## Given instruction
Repeat the data word for word. Do not include the pictures.

## Available data

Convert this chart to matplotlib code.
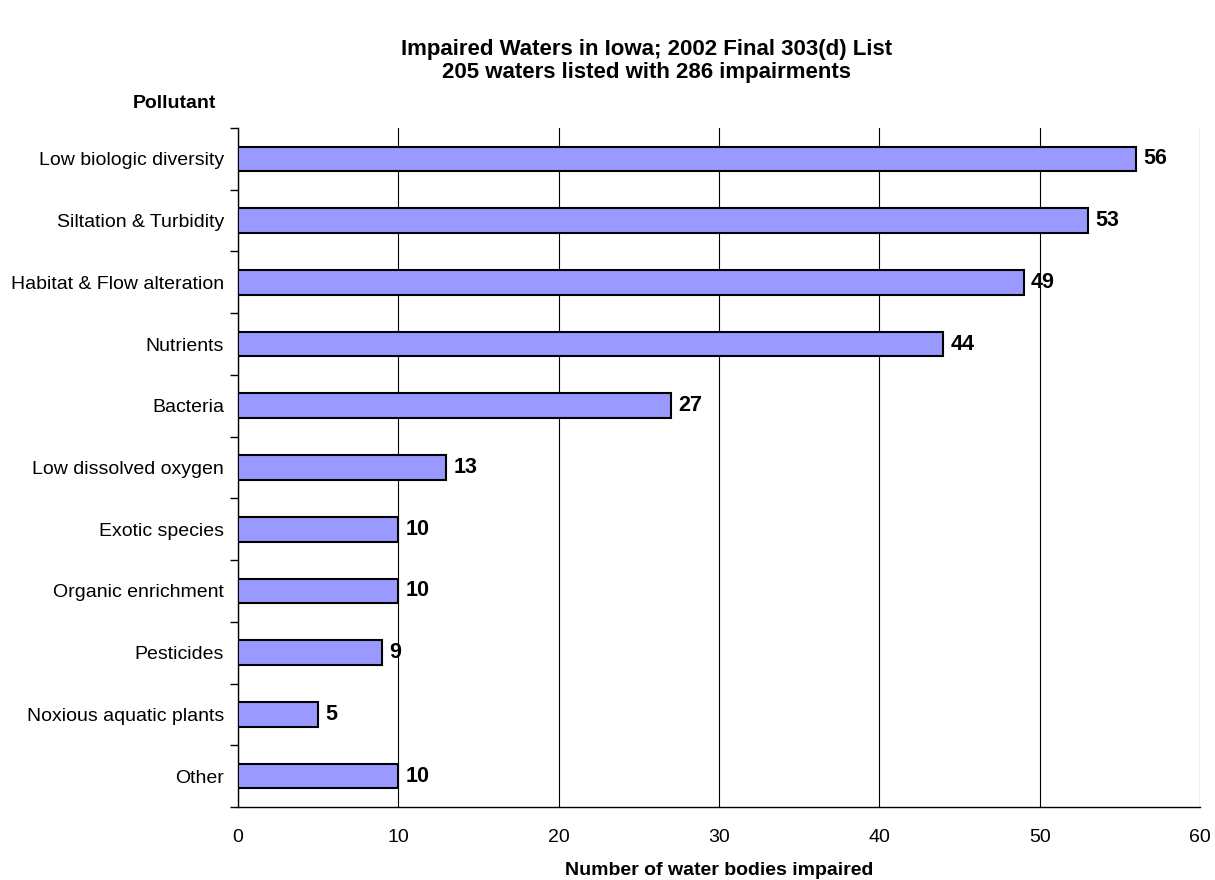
import matplotlib
matplotlib.use("Agg")
import matplotlib.pyplot as plt

# Data
pollutants = ["Low biologic diversity", "Siltation & Turbidity", "Habitat & Flow alteration",
              "Nutrients", "Bacteria", "Low dissolved oxygen", "Exotic species",
              "Organic enrichment", "Pesticides", "Noxious aquatic plants", "Other"]
counts = [56, 53, 49, 44, 27, 13, 10, 10, 9, 5, 10]
xticks = [0, 10, 20, 30, 40, 50, 60]

plt.rcParams["font.family"] = ["Liberation Sans", "DejaVu Sans"]

fig = plt.figure(figsize=(12.15, 8.8), dpi=100)
ax = fig.add_axes([238/1215, 1-807/880, (1200-238)/1215, (807-128)/880])

n = len(pollutants)
ypos = list(range(n))
ax.barh(ypos, counts, height=0.4, color="#9999FF", edgecolor="black", linewidth=1.5, zorder=3)

#value labels
for y, v in zip(ypos, counts):
    ax.text(v + 0.45, y, str(v), va="center", ha="left", fontsize=15.5, fontweight="bold")

ax.set_ylim(n - 0.5, -0.5)
ax.set_xlim(0, 60)
ax.set_xticks(xticks)
ax.set_xticklabels([str(t) for t in xticks], fontsize=14)
ax.tick_params(axis="x", length=0, pad=15.5)

# category labels centered, ticks on band boundaries
ax.set_yticks(ypos)
ax.set_yticklabels(pollutants, fontsize=14)
ax.tick_params(axis="y", which="major", length=0, pad=10)
ax.set_yticks([i - 0.5 for i in range(n + 1)], minor=True)
ax.tick_params(axis="y", which="minor", length=6, width=1, direction="out")

ax.grid(axis="x", color="black", linewidth=0.8, zorder=0)
ax.spines["top"].set_visible(False)
ax.spines["right"].set_visible(False)
ax.spines["left"].set_linewidth(1)
ax.spines["bottom"].set_linewidth(1)

ax.set_xlabel("Number of water bodies impaired", fontsize=14, fontweight="bold", labelpad=12)

fig.text(174/1215, 1-103/880, "Pollutant", ha="center", va="center", fontsize=14, fontweight="bold")
fig.text(647/1215, 1-61/880, "Impaired Waters in Iowa; 2002 Final 303(d) List\n205 waters listed with 286 impairments",
         ha="center", va="center", fontsize=16, fontweight="bold", linespacing=1.15)

fig.savefig("out.png", dpi=100)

## Correct response
Convert this chart to matplotlib code.
import matplotlib
matplotlib.use("Agg")
import matplotlib.pyplot as plt

# Data
pollutants = ["Low biologic diversity", "Siltation & Turbidity", "Habitat & Flow alteration",
              "Nutrients", "Bacteria", "Low dissolved oxygen", "Exotic species",
              "Organic enrichment", "Pesticides", "Noxious aquatic plants", "Other"]
counts = [56, 53, 49, 44, 27, 13, 10, 10, 9, 5, 10]
xticks = [0, 10, 20, 30, 40, 50, 60]

plt.rcParams["font.family"] = ["Liberation Sans", "DejaVu Sans"]

fig = plt.figure(figsize=(12.15, 8.8), dpi=100)
ax = fig.add_axes([238/1215, 1-807/880, (1200-238)/1215, (807-128)/880])

n = len(pollutants)
ypos = list(range(n))
ax.barh(ypos, counts, height=0.4, color="#9999FF", edgecolor="black", linewidth=1.5, zorder=3)

#value labels
for y, v in zip(ypos, counts):
    ax.text(v + 0.45, y, str(v), va="center", ha="left", fontsize=15.5, fontweight="bold")

ax.set_ylim(n - 0.5, -0.5)
ax.set_xlim(0, 60)
ax.set_xticks(xticks)
ax.set_xticklabels([str(t) for t in xticks], fontsize=14)
ax.tick_params(axis="x", length=0, pad=15.5)

# category labels centered, ticks on band boundaries
ax.set_yticks(ypos)
ax.set_yticklabels(pollutants, fontsize=14)
ax.tick_params(axis="y", which="major", length=0, pad=10)
ax.set_yticks([i - 0.5 for i in range(n + 1)], minor=True)
ax.tick_params(axis="y", which="minor", length=6, width=1, direction="out")

ax.grid(axis="x", color="black", linewidth=0.8, zorder=0)
ax.spines["top"].set_visible(False)
ax.spines["right"].set_visible(False)
ax.spines["left"].set_linewidth(1)
ax.spines["bottom"].set_linewidth(1)

ax.set_xlabel("Number of water bodies impaired", fontsize=14, fontweight="bold", labelpad=12)

fig.text(174/1215, 1-103/880, "Pollutant", ha="center", va="center", fontsize=14, fontweight="bold")
fig.text(647/1215, 1-61/880, "Impaired Waters in Iowa; 2002 Final 303(d) List\n205 waters listed with 286 impairments",
         ha="center", va="center", fontsize=16, fontweight="bold", linespacing=1.15)

fig.savefig("out.png", dpi=100)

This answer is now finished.